Yok canım, nasıl, mümkün değil....

Bir özel anaokulunda 2,5 yaşındaki M.D.'nin, aynı yaş grubunda iki öğrenci tarafından 15 dakika boyunca dövüldüğü ortaya çıktı.

İnanamadım. Ama gerçek...

Küçük kız, küçük çocuklar tarafından 15 dakika boyunca dövülüyor.

Bu münferit değil, ibretlik bir olaydır....

Bir toplumda şiddet, 2.5 yaşındaki çocuklara kadar ulaşıyorsa, dört yan kanıyor demektir.

İnsanların, canlıların, bedensel veya ruhsal açıdan zarar görmesine, yaralanmasına ve sakat kalmalarına, doğanın tahribine neden olan bireysel veya toplu hareketlerin tümüne şiddet deniliyor.
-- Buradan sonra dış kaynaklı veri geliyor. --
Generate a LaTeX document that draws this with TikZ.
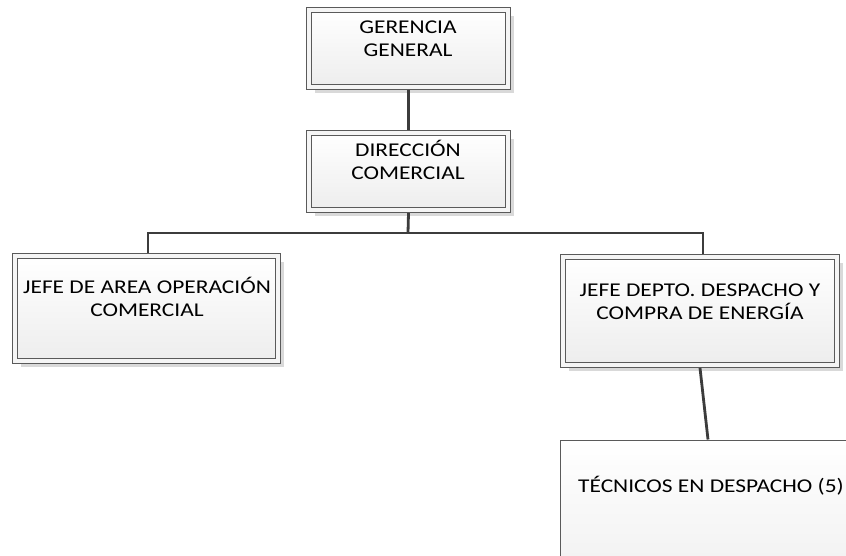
\documentclass[tikz,border=0pt]{standalone}
\usepackage{fontspec}
\setmainfont{Carlito}[FakeStretch=1.2]
\usepackage{xcolor}
\usetikzlibrary{shadows}

\definecolor{linegray}{HTML}{3C3C3C}
\definecolor{framegray}{HTML}{5A5A5A}

\tikzset{
    box/.style={draw=framegray, line width=0.9pt, double=white!96!black, double distance=4pt,
        top color=white, bottom color=black!7, outer sep=3pt,
        drop shadow={shadow xshift=6pt, shadow yshift=-6pt, fill=black!15, opacity=1}},
    flatbox/.style={draw=framegray, line width=0.9pt, top color=white, bottom color=black!6},
    ttl/.style={font=\fontsize{19.5}{23}\selectfont, align=center, inner sep=0pt, anchor=north},
    link/.style={draw=linegray, line width=2.8pt}
}

\begin{document}
\begin{tikzpicture}[x=1pt, y=-1pt]
    \clip (0,0) rectangle (846,556);
    \fill [white] (0,0) rectangle (846,556);

    % boxes
    \node [box, minimum width=199pt, minimum height=77pt] (gg) at (408.5,48.5) {};
    \node [box, minimum width=199pt, minimum height=77pt] (dc) at (408.5,171.5) {};
    \node [box, minimum width=263pt, minimum height=105pt] (ja) at (146.5,308.5) {};
    \node [box, minimum width=274pt, minimum height=108pt] (jd) at (700,311) {};
    \node [flatbox, minimum width=302pt, minimum height=150pt, outer sep=0.5pt] (tec) at (711,515) {};

    % texts
    \node [ttl] (ggt) at (408,21) {GERENCIA\\GENERAL};
    \node [ttl] (dct) at (408,140) {DIRECCIÓN\\COMERCIAL};
    \node [ttl] (jat) at (147,277) {JEFE DE AREA OPERACIÓN\\COMERCIAL};
    \node [ttl] (jdt) at (700,283.5) {JEFE DEPTO. DESPACHO Y\\COMPRA DE ENERGÍA};
    \node [ttl] (tect) at (711,476) {TÉCNICOS EN DESPACHO (5)};

    % connectors
    \coordinate (bus) at (408,233);
    \draw [link] (gg.south) -- (dc.south |- dc.north);
    \draw [link] (dc.south) -- (bus);
    \draw [link] (bus) -| ([xshift=1.5pt]ja.north);
    \draw [link] (bus) -| ([xshift=3pt]jd.north);
    \draw [link] (jd.south) -- ([xshift=-3pt]tec.north);
\end{tikzpicture}
\end{document}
Ve bizler her an her yerde artan şiddete maruz kalan bir topluma dönüşüyoruz.

Sosyal öğrenme kuramı, şiddetin ve saldırganlığın diğer davranışlar gibi öğrenildiğini vurgular.

Ve sen Ve ben Ve hepimiz bu öğrenilmişliği tersine çevirmekle yükümlüyüz.

Ailende, ailelerimizde, yakın çevremizde yaşanmıyor diye sistematik hale gelen, çoğalan şiddeti görmezden geldikçe bir halkanın parçası olmaya devam ederiz.

Öldürülen, dövülen yalnız bırakılan, tacize uğrayan velhasıl zarar gören her canlıya, bedene, tahrip edilen doğaya karşı sesleri yükseltmek insani varlığın ödevidir.

Uluslararası sözleşmeler, hukuk sistemleri, anayasal güvencelerin varlığı büyük önem taşısa ve temel yapıyı oluştursa da şiddete karşı vicdani ve eyleme geçmiş, yüksek sesle ‘dur’ diyecek kitleler oluşturamıyorsak gözümüzün önünde kadın cinayetlerinin de sayısı artar, istismarların da, vahşetlerin de. Bizler öldürülenleri saymaya devam ederiz, 350, 420, 450 ve niceleri.

***

İzmir Gazeteciler Cemiyeti olarak Türkiye Gazeteciler Sendikası ile birlikte ‘Güçlü Gazeteci ve Özgür Medya’ başlığı ile bir proje başlattık. Proje gazetecilerin adalete erişimini desteklemek, eğitim çalışmaları ile mesleki donanımlarını artırmak ve telif programı destekleri gibi başlıklardan oluşuyor.

Farkındalık yaratan özel sayıları da meslektaşlarımızla birlikte hazırlamaya çabalıyoruz.

Proje kapsamında ilk özel sayımızı ise hayatımızın her alanını ele geçiren ‘Şiddet’e ayırdık; ‘Birlikte dur demeliyiz’ diyerek.

En azından sesimizi yükselterek, hiç olmazsa nasıl mücadele edebileceğimizin de ipuçlarını vererek.

Projeyi hayata geçirmeyi sağlayan, yaşadığımız en korkunç sorunlardan birine parmak basma olanağı yaratan Avrupa Birliği Türkiye Delegasyonu’na, proje partnerimiz Türkiye Gazeteciler Sendikası’na ve destek veren tüm meslektaşlarımıza teşekkürlerimizle...

Şiddete hep birlikte ‘dur’ diye haykırabildiğimiz günlerde buluşmak dileğiyle.